(Plotting code records)
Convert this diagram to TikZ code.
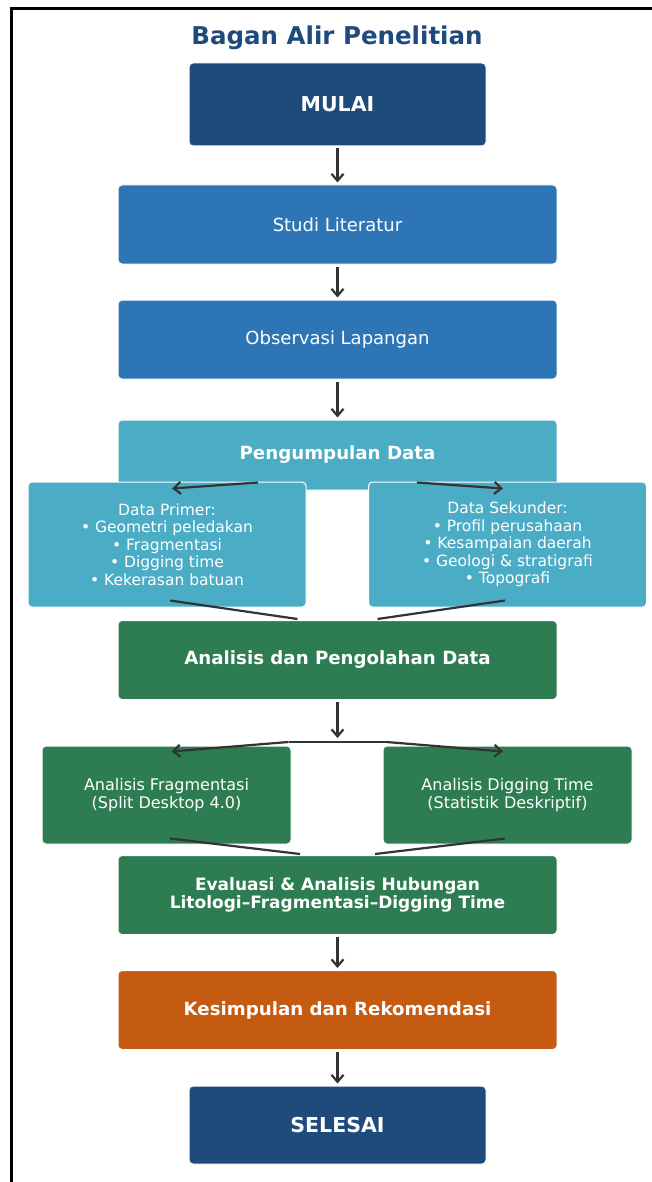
\documentclass[tikz,border=0pt]{standalone}
\usepackage{fontspec}
\setmainfont{DejaVu Sans}
\usetikzlibrary{arrows.meta,calc,positioning}

\definecolor{darkblue}{HTML}{1F4A7C}
\definecolor{midblue}{HTML}{2E75B6}
\definecolor{tealblue}{HTML}{4BACC6}
\definecolor{stepgreen}{HTML}{2E7D52}
\definecolor{steporange}{HTML}{C55A11}
\definecolor{arrowgray}{HTML}{333333}

\newcommand\boxreg{\fontsize{18}{21}\selectfont}
\newcommand\boxbold{\fontsize{18.2}{21}\selectfont\bfseries}

\begin{document}
\begin{tikzpicture}[x=1pt,y=-1pt,
    box/.style={draw=white, line width=1pt, rounded corners=4pt, text=white, align=center, inner sep=0pt},
    wide/.style={box, minimum width=439pt, minimum height=79pt},
    endbox/.style={box, fill=darkblue, minimum width=297pt, font=\fontsize{20.5}{24}\selectfont\bfseries},
    databox/.style={box, fill=tealblue, minimum width=278pt, minimum height=125pt, font=\fontsize{15.5}{17.5}\selectfont},
    anbox/.style={box, fill=stepgreen, minimum width=249pt, minimum height=98pt, font=\fontsize{16}{17.5}\selectfont},
    arr/.style={draw=arrowgray, line width=2.2pt, -{Straight Barb[length=7pt,width=12pt]}},
    down/.style={arr, shorten <=2pt, shorten >=2pt},
    link/.style={draw=arrowgray, line width=2.2pt}]

    \useasboundingbox (0,0) rectangle (652,1182);
    \fill[white] (0,0) rectangle (652,1182);
    \draw[line width=3pt] (11,1200) -- (11,9) -- (670,9);

    \node (title) at (337,38) [text=darkblue, font=\fontsize{24.5}{29}\selectfont\bfseries] {Bagan Alir Penelitian};

    \node (mulai) at (337.5,104.5) [endbox, minimum height=83pt] {MULAI};
    \node (studi) at (337.5,224.5) [wide, fill=midblue, font=\boxreg] {Studi Literatur};
    \node (observasi) at (337.5,339.5) [wide, fill=midblue, font=\boxreg] {Observasi Lapangan};
    \node (kumpul) at (337.5,455) [wide, fill=tealblue, minimum height=70pt, font=\boxbold] {Pengumpulan Data};

    \node (primer) at (167,544.5) [databox] {Data Primer:\\• Geometri peledakan\\• Fragmentasi\\• Digging time\\• Kekerasan batuan};
    \node (sekunder) at (507.5,544.5) [databox] {Data Sekunder:\\• Profil perusahaan\\• Kesampaian daerah\\• Geologi \& stratigrafi\\• Topografi};

    \node (analisis) at (337.5,660) [wide, fill=stepgreen, font=\boxbold] {Analisis dan Pengolahan Data};

    \node (fragmen) at (166.5,795) [anbox] {Analisis Fragmentasi\\(Split Desktop 4.0)};
    \node (digging) at (507.5,795) [anbox] {Analisis Digging Time\\(Statistik Deskriptif)};

    \node (evaluasi) at (337.5,895) [wide, fill=stepgreen, font=\fontsize{17}{18}\selectfont\bfseries] {Evaluasi \& Analisis Hubungan\\Litologi–Fragmentasi–Digging Time};
    \node (kesimpulan) at (337.5,1010) [wide, fill=steporange, font=\boxbold] {Kesimpulan dan Rekomendasi};
    \node (selesai) at (337.5,1125) [endbox, minimum height=78pt] {SELESAI};

    % main line
    \draw[down] (mulai) -- (studi);
    \draw[down] (studi) -- (observasi);
    \draw[down] (observasi) -- (kumpul);

    % split into data
    \draw[arr] ([xshift=-79.5pt,yshift=8pt]kumpul.south) -- ([xshift=5pt,yshift=-7pt]primer.north);
    \draw[arr] ([xshift=79.5pt,yshift=8pt]kumpul.south) -- ([xshift=-4.5pt,yshift=-7pt]sekunder.north);
    \draw[link] ([xshift=3pt,yshift=7pt]primer.south) -- ([xshift=-40pt,yshift=1pt]analisis.north);
    \draw[link] ([xshift=-2.5pt,yshift=7pt]sekunder.south) -- ([xshift=40pt,yshift=1pt]analisis.north);

    % split into analysis
    \coordinate (split) at (337.5,742);
    \draw[arr, shorten <=2pt] (analisis.south) -- ([yshift=4pt]split);
    \draw[link] ([xshift=-49pt]split) -- ([xshift=49pt]split);
    \draw[arr] ([xshift=-49pt]split) -- ([xshift=5pt,yshift=-6pt]fragmen.north);
    \draw[arr] ([xshift=49pt]split) -- ([xshift=-4.5pt,yshift=-6pt]digging.north);
    \draw[link] ([xshift=3.5pt,yshift=6pt]fragmen.south) -- ([xshift=-37.5pt,yshift=1pt]evaluasi.north);
    \draw[link] ([xshift=-2.5pt,yshift=6pt]digging.south) -- ([xshift=37.5pt,yshift=1pt]evaluasi.north);

    \draw[down] (evaluasi) -- (kesimpulan);
    \draw[down] (kesimpulan) -- (selesai);

\end{tikzpicture}
\end{document}
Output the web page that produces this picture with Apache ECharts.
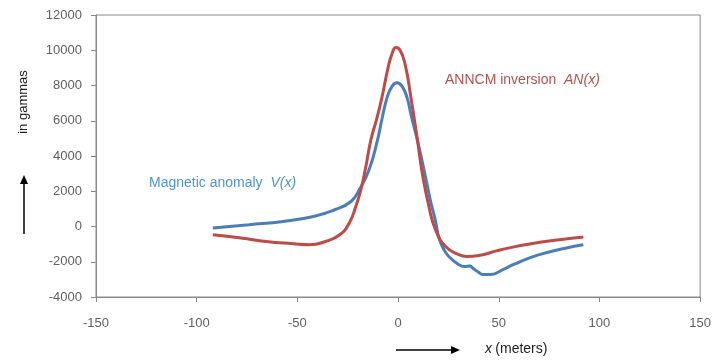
<!DOCTYPE html>
<html>
<head>
<meta charset="utf-8">
<script src="https://cdn.jsdelivr.net/npm/echarts@6/dist/echarts.min.js"></script>
<style>
  html, body { margin: 0; padding: 0; background: #fff; }
  #chart { width: 714px; height: 364px; }
</style>
</head>
<body>
<div id="chart"></div>
<script>
  // magnetic anomaly V(x)
  const blueX = [-92, -74, -57, -42, -31.5, -23.4, -19.3, -14.4, -10.2, -8, -5.5, -3, -0.6, 2, 4.5, 6.5, 8.5, 10.5, 13, 16, 18.5, 20.3, 22.5, 25.2, 30.2, 33, 34.5, 35.5, 37, 40, 42, 46, 52, 57.7, 66, 74.5, 83, 92];
  const blueY = [-90, 100, 285, 570, 950, 1420, 2080, 3220, 4920, 6100, 7300, 7950, 8150, 7950, 7300, 6300, 5400, 4450, 3150, 1500, 350, -650, -1250, -1700, -2170, -2270, -2260, -2230, -2350, -2600, -2720, -2720, -2450, -2140, -1750, -1460, -1230, -1040];

  // ANNCM inversion AN(x)
  const redX = [-92, -78, -65.5, -52, -44, -36, -29, -24.3, -21, -18.5, -16, -13.5, -10.5, -7.9, -5, -3, -1.1, 1, 3.5, 6.3, 9.6, 12, 15.3, 18.6, 23.6, 30.2, 34, 40, 49.3, 57, 66, 75, 84, 92];
  const redY = [-470, -650, -850, -980, -1040, -850, -470, 190, 1135, 2080, 3400, 4920, 6150, 7380, 9000, 9800, 10150, 10000, 9200, 7380, 4920, 3030, 1135, -190, -1135, -1600, -1700, -1650, -1370, -1170, -980, -820, -700, -590];

  const chart = echarts.init(document.getElementById('chart'));

  const axisFont = { color: '#606060', fontSize: 13, fontFamily: 'Liberation Sans', formatter: v => String(v) };

  chart.setOption({
    animation: false,
    grid: {
      left: 96, right: 12, top: 15, bottom: 67,
      show: true,
      borderColor: '#888',
      borderWidth: 1
    },
    xAxis: {
      type: 'value',
      min: -150, max: 150, interval: 50,
      axisLine: { onZero: false, lineStyle: { color: '#888' } },
      axisTick: { show: true, length: 5, lineStyle: { color: '#888' } },
      axisLabel: { ...axisFont, margin: 20 },
      splitLine: { show: false }
    },
    yAxis: {
      type: 'value',
      min: -4000, max: 12000, interval: 2000,
      axisLine: { show: true, onZero: false, lineStyle: { color: '#888' } },
      axisTick: { show: true, length: 5, lineStyle: { color: '#888' } },
      axisLabel: { ...axisFont, margin: 14 },
      splitLine: { show: false }
    },
    series: [
      {
        name: 'Magnetic anomaly V(x)',
        type: 'line',
        smooth: 0.5,
        showSymbol: false,
        data: blueX.map((x, i) => [x, blueY[i]]),
        lineStyle: { color: '#4A7EBB', width: 3 },
        z: 2
      },
      {
        name: 'ANNCM inversion AN(x)',
        type: 'line',
        smooth: 0.5,
        showSymbol: false,
        data: redX.map((x, i) => [x, redY[i]]),
        lineStyle: { color: '#BE4B48', width: 3 },
        z: 3
      }
    ],
    graphic: [
      // series notes
      {
        type: 'text', left: 149, top: 176,
        style: {
          rich: {
            a: { fontFamily: 'Liberation Sans', fontSize: 14, fill: '#4E93D6' },
            b: { fontFamily: 'Liberation Sans', fontSize: 14, fill: '#4E93D6', fontStyle: 'italic' }
          },
          text: '{a|Magnetic anomaly  }{b|V(x)}'
        }
      },
      {
        type: 'text', left: 445, top: 73,
        style: {
          rich: {
            a: { fontFamily: 'Liberation Sans', fontSize: 14, fill: '#B5504D' },
            b: { fontFamily: 'Liberation Sans', fontSize: 14, fill: '#B5504D', fontStyle: 'italic' }
          },
          text: '{a|ANNCM inversion  }{b|AN(x)}'
        }
      },
      // y axis title with arrow
      {
        type: 'text', x: 23, y: 102, rotation: Math.PI / 2,
        style: {
          text: 'in gammas', fontFamily: 'Liberation Sans', fontSize: 13,
          fill: '#222', align: 'center', verticalAlign: 'middle'
        }
      },
      { type: 'line', shape: { x1: 24, y1: 234, x2: 24, y2: 182 }, style: { stroke: '#000', lineWidth: 1.5 } },
      { type: 'polygon', shape: { points: [[20, 184], [28, 184], [24, 175]] }, style: { fill: '#000' } },
      // x axis title with arrow
      { type: 'line', shape: { x1: 396, y1: 350, x2: 452, y2: 350 }, style: { stroke: '#000', lineWidth: 1.5 } },
      { type: 'polygon', shape: { points: [[451, 346], [451, 354], [460, 350]] }, style: { fill: '#000' } },
      {
        type: 'text', left: 485, top: 342,
        style: {
          rich: {
            a: { fontFamily: 'Liberation Sans', fontSize: 14, fill: '#222', fontStyle: 'italic' },
            b: { fontFamily: 'Liberation Sans', fontSize: 14, fill: '#222' }
          },
          text: '{a|x} {b|(meters)}'
        }
      }
    ]
  });
</script>
</body>
</html>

• _SHORT TASK_:
Repeat the lines exactly as they stand, from the opening line of the data through the line with "(kumpul) at (337.5,455)". Pictures stay out of the copy.

• _ANSWER FOR THE TASK_:
Convert this diagram to TikZ code.
\documentclass[tikz,border=0pt]{standalone}
\usepackage{fontspec}
\setmainfont{DejaVu Sans}
\usetikzlibrary{arrows.meta,calc,positioning}

\definecolor{darkblue}{HTML}{1F4A7C}
\definecolor{midblue}{HTML}{2E75B6}
\definecolor{tealblue}{HTML}{4BACC6}
\definecolor{stepgreen}{HTML}{2E7D52}
\definecolor{steporange}{HTML}{C55A11}
\definecolor{arrowgray}{HTML}{333333}

\newcommand\boxreg{\fontsize{18}{21}\selectfont}
\newcommand\boxbold{\fontsize{18.2}{21}\selectfont\bfseries}

\begin{document}
\begin{tikzpicture}[x=1pt,y=-1pt,
    box/.style={draw=white, line width=1pt, rounded corners=4pt, text=white, align=center, inner sep=0pt},
    wide/.style={box, minimum width=439pt, minimum height=79pt},
    endbox/.style={box, fill=darkblue, minimum width=297pt, font=\fontsize{20.5}{24}\selectfont\bfseries},
    databox/.style={box, fill=tealblue, minimum width=278pt, minimum height=125pt, font=\fontsize{15.5}{17.5}\selectfont},
    anbox/.style={box, fill=stepgreen, minimum width=249pt, minimum height=98pt, font=\fontsize{16}{17.5}\selectfont},
    arr/.style={draw=arrowgray, line width=2.2pt, -{Straight Barb[length=7pt,width=12pt]}},
    down/.style={arr, shorten <=2pt, shorten >=2pt},
    link/.style={draw=arrowgray, line width=2.2pt}]

    \useasboundingbox (0,0) rectangle (652,1182);
    \fill[white] (0,0) rectangle (652,1182);
    \draw[line width=3pt] (11,1200) -- (11,9) -- (670,9);

    \node (title) at (337,38) [text=darkblue, font=\fontsize{24.5}{29}\selectfont\bfseries] {Bagan Alir Penelitian};

    \node (mulai) at (337.5,104.5) [endbox, minimum height=83pt] {MULAI};
    \node (studi) at (337.5,224.5) [wide, fill=midblue, font=\boxreg] {Studi Literatur};
    \node (observasi) at (337.5,339.5) [wide, fill=midblue, font=\boxreg] {Observasi Lapangan};
    \node (kumpul) at (337.5,455) [wide, fill=tealblue, minimum height=70pt, font=\boxbold] {Pengumpulan Data};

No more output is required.